— До выборов президента России (если они, конечно, состоятся) осталось менее года. Есть ли у вас надежда, что их результат окажется не столь предсказуемым, как это сейчас кажется?
— Я допускаю, что такой сценарий реален. Не в том смысле, что будут другие результаты, а в том, что выборы в их обычном формате, о котором мы все знаем и говорим в данной момент, не состоятся. Или состоятся, но не в эти сроки. Или в те же сроки, но с другими фигурантами. Если говорить серьезно, то я допускаю, что Владимир Путин не станет президентом в 2018 году.
— То есть вероятность, что президентом станет представитель демократической оппозиции, существует?
— Да, я могу представить себе ситуацию, когда власть окажется в руках демократической оппозиции.

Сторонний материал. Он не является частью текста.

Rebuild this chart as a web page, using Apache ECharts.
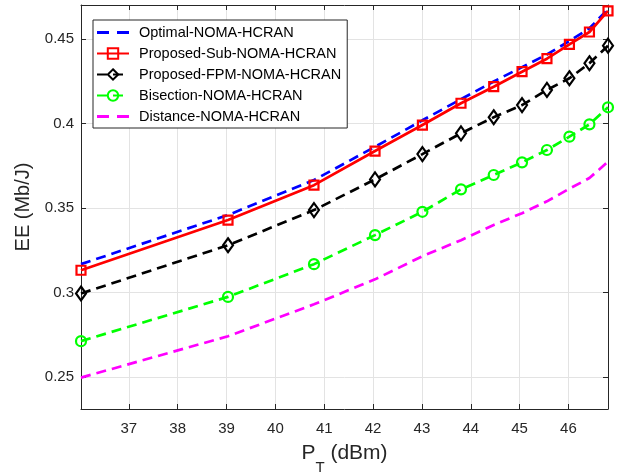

— Мартовские выступления против коррупции продемонстрировали появление нового протестного поколения и массовую готовность выказать неповиновение, ведь мероприятие не было согласовано с властями. Считаете ли вы, что время согласований прошло, протест может и должен становиться стихийным? Могут ли на этой волне появиться новые фигуры, которые и придут к власти?

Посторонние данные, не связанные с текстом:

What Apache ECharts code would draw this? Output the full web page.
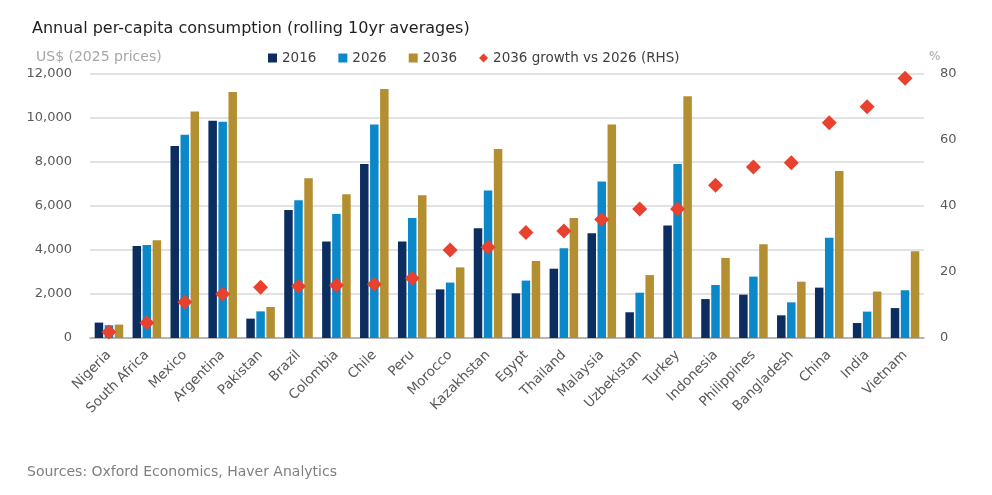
<!DOCTYPE html>
<html>
<head>
    <meta charset="utf-8">
    <script type="text/javascript" src="https://cdn.jsdelivr.net/npm/echarts@6/dist/echarts.min.js"></script>
    <style type="text/css">
        * {
            margin: 0;
            padding: 0;
        }
        body {
            background: #ffffff;
        }
        #container {
            width: 992px;
            height: 495px;
        }
    </style>
</head>
<body>
<div id="container"></div>

<script type="text/javascript">

    //国家
    var countries = ['Nigeria', 'South Africa', 'Mexico', 'Argentina', 'Pakistan', 'Brazil', 'Colombia',
        'Chile', 'Peru', 'Morocco', 'Kazakhstan', 'Egypt', 'Thailand', 'Malaysia', 'Uzbekistan', 'Turkey',
        'Indonesia', 'Philippines', 'Bangladesh', 'China', 'India', 'Vietnam'];
    //人均消费 US$ (2025 prices)
    var v2016 = [700, 4180, 8730, 9870, 880, 5820, 4390, 7910, 4390, 2210, 4990,
        2030, 3150, 4760, 1170, 5110, 1770, 1970, 1030, 2290, 680, 1360];
    var v2026 = [580, 4230, 9240, 9830, 1210, 6260, 5640, 9710, 5460, 2520, 6710,
        2610, 4080, 7110, 2060, 7910, 2410, 2790, 1620, 4560, 1200, 2170];
    var v2036 = [610, 4440, 10290, 11180, 1410, 7260, 6530, 11320, 6490, 3210, 8590,
        3500, 5450, 9700, 2860, 10990, 3640, 4260, 2560, 7590, 2110, 3940];
    //2036 vs 2026 增长 (%)
    var growth = [1.8, 4.6, 10.9, 13.3, 15.4, 15.7, 16.0, 16.3, 18.1, 26.7, 27.5,
        32.0, 32.4, 35.9, 39.1, 39.1, 46.3, 51.8, 53.1, 65.2, 70.1, 78.7];

    var fontName = '"DejaVu Sans", Inter, sans-serif';
    var colors = ['#0b2d5f', '#0a88c9', '#b38f32', '#e8412f'];

    function barSeries(name, data, color) {
        return {
            name: name,
            type: 'bar',
            yAxisIndex: 0,
            data: data,
            barWidth: 8.5,
            barGap: '18%',
            itemStyle: {color: color},
            emphasis: {disabled: true}
        };
    }

    var dom = document.getElementById('container');
    var myChart = echarts.init(dom, null, {renderer: 'canvas'});

    var option = {
        animation: false,
        color: colors,
        textStyle: {fontFamily: fontName},
        title: [
            {
                text: 'Annual per-capita consumption (rolling 10yr averages)',
                left: 27,
                top: 16,
                textStyle: {color: '#1f1f1f', fontSize: 16, fontWeight: 'normal', fontFamily: fontName}
            },
            {
                text: 'US$ (2025 prices)',
                left: 31,
                top: 45,
                textStyle: {color: '#a6a6a6', fontSize: 14, fontWeight: 'normal', fontFamily: fontName}
            },
            {
                text: '%',
                left: 924,
                top: 46,
                textStyle: {color: '#a6a6a6', fontSize: 12, fontWeight: 'normal', fontFamily: fontName}
            },
            {
                text: 'Sources: Oxford Economics, Haver Analytics',
                left: 22,
                top: 460,
                textStyle: {color: '#7f7f7f', fontSize: 14, fontWeight: 'normal', fontFamily: fontName}
            }
        ],
        legend: {
            left: 263,
            top: 46,
            itemWidth: 9,
            itemHeight: 9,
            itemGap: 22,
            textStyle: {color: '#404040', fontSize: 13.5, fontFamily: fontName},
            data: [
                {name: '2016', icon: 'rect'},
                {name: '2026', icon: 'rect'},
                {name: '2036', icon: 'rect'},
                {name: '2036 growth vs 2026 (RHS)', icon: 'diamond'}
            ]
        },
        grid: {
            left: 90,
            right: 68,
            top: 74,
            bottom: 157,
            containLabel: false
        },
        xAxis: {
            type: 'category',
            data: countries,
            axisLine: {show: true, lineStyle: {color: '#a6a6a6', width: 1.5}},
            axisTick: {show: false},
            axisLabel: {
                interval: 0,
                rotate: 45,
                margin: 15,
                color: '#595959',
                fontSize: 13.5,
                fontFamily: fontName
            }
        },
        yAxis: [
            {
                type: 'value',
                min: 0,
                max: 12000,
                interval: 2000,
                axisLine: {show: false},
                axisTick: {show: false},
                splitLine: {lineStyle: {color: '#d9d9d9', width: 1.5}},
                axisLabel: {
                    margin: 18,
                    color: '#595959',
                    fontSize: 13,
                    fontFamily: fontName,
                    formatter: function (v) {
                        return v.toLocaleString('en-US');
                    }
                }
            },
            {
                type: 'value',
                min: 0,
                max: 80,
                interval: 20,
                position: 'right',
                axisLine: {show: false},
                axisTick: {show: false},
                splitLine: {show: false},
                axisLabel: {
                    margin: 16,
                    color: '#595959',
                    fontSize: 13,
                    fontFamily: fontName
                }
            }
        ],
        series: [
            barSeries('2016', v2016, colors[0]),
            barSeries('2026', v2026, colors[1]),
            barSeries('2036', v2036, colors[2]),
            {
                name: '2036 growth vs 2026 (RHS)',
                type: 'scatter',
                yAxisIndex: 1,
                data: growth,
                symbol: 'diamond',
                symbolSize: [15, 15],
                itemStyle: {color: colors[3], opacity: 1},
                z: 5
            }
        ]
    };

    myChart.setOption(option, true);
</script>
</body>
</html>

— Вы смелы в своих выводах и прогнозах, я бы не был столь оптимистичен. Сложившееся от событий 26 марта впечатление требует закрепления. Появилось новое поколение? Это надо еще раз проверить, посмотреть, так ли это на самом деле и не была ли ситуация если не случайностью, то неожиданностью, будет ли это же фиксироваться и дальше. Что касается массового неповиновения, то я хотел бы напомнить, что и на «марши несогласных» выходило много людей, в Питере многие тысячи. Это был, если не ошибаюсь, 2007 или 2008 год, то есть десять лет назад.

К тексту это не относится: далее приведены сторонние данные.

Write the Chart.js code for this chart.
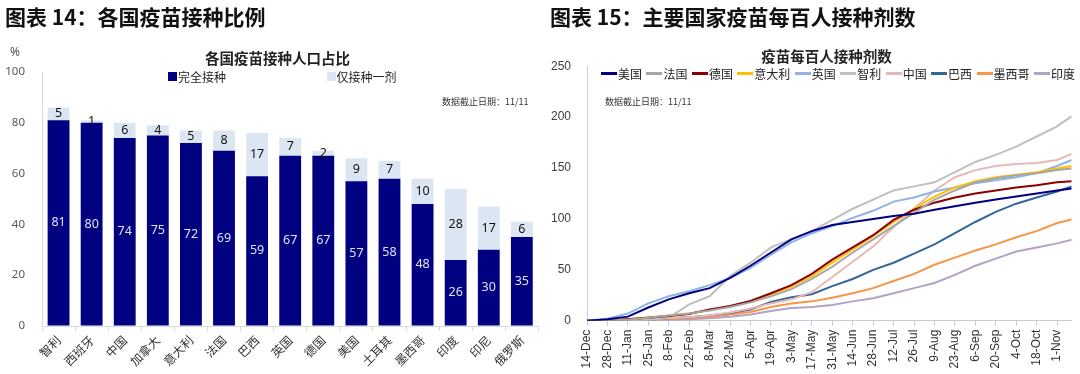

— За это десятилетие ситуация заметно изменилась и меры, принимаемые против протестующих, стали гораздо жестче…
— Власть стала действовать жестче, это правда. Но и ощущение конца стало ближе. Власть стала тухлее, и недолго ей осталось — это витает в воздухе.
— В чем вы, один из организаторов протестного движения (будь то одиночный пикет или массовая акция, марш или митинг), видите его главный смысл в нынешних условиях?
— Идея достаточно проста: у многих людей сложилось четкое понимание, что обычным, стандартным, формально легитимным способом власть в России сменена быть не может. Что делать, приходится смириться и признать, что нет сейчас у российского общества такой опции — смена власти посредством выборов. Этого легитимного варианта не существует, а выборы в их нынешнем формате полностью находятся под контролем государства. Глупо надеяться, что если сегодня мы не добрали чуть-чуть голосов, то уж завтра точно победим. Все итоговые цифры абсолютно понятны, они такие, какие сегодня нужны. Хочу напомнить про эксперимент с выборами мэра, когда Алексей Навальный набрал кучу голосов, но и их не хватило для выхода во второй тур. В конечном счете власть все равно голоса украла. И выборы ей нужны исключительно для собственной легитимации, для придания политическому процессу более или менее цивилизованной формы.
Но, кстати, даже этот мотив постепенно отпадает, потому что вовне уже ничего никому доказывать не нужно: Запад прекрасно все понял про этот режим и никаких иллюзий на его счет не питает. Что касается внутреннего пользователя, то тут слабость мотивации еще больше. Состояние российского общества сейчас таково, что, если они завтра объявят: выборы больше не нужны и вообще это детище ужасных западных либералов, тогда как у нас своя правда и свои скрепы — я вас уверяю, подавляющая часть населения примет это с пониманием, с одобрением и обеими руками проголосует за предложенный властью формат.
— Означает ли это, что никакой революционной ситуации и даже ее предпосылок в стране нет?
— Совсем не означает. Потому что наличие революционной ситуации совершенно не зависит от того, чем в данный момент живет большинство населения страны. На самом деле власть будет сменена одним миллионом человек в столице.
— Но помимо этого авангардного миллиона и 14 % либерально мыслящих граждан, остальная часть населения вполне лояльна, хотя далеко не все являются убежденными крымнашистами и путинистами. Надо ли оппозиции пытаться повлиять на них? Или ждать того момента, когда они сами перейдут на другую сторону баррикад? И можно ли достучаться до этой аудитории через СМИ, через «Ежедневный журнал», например?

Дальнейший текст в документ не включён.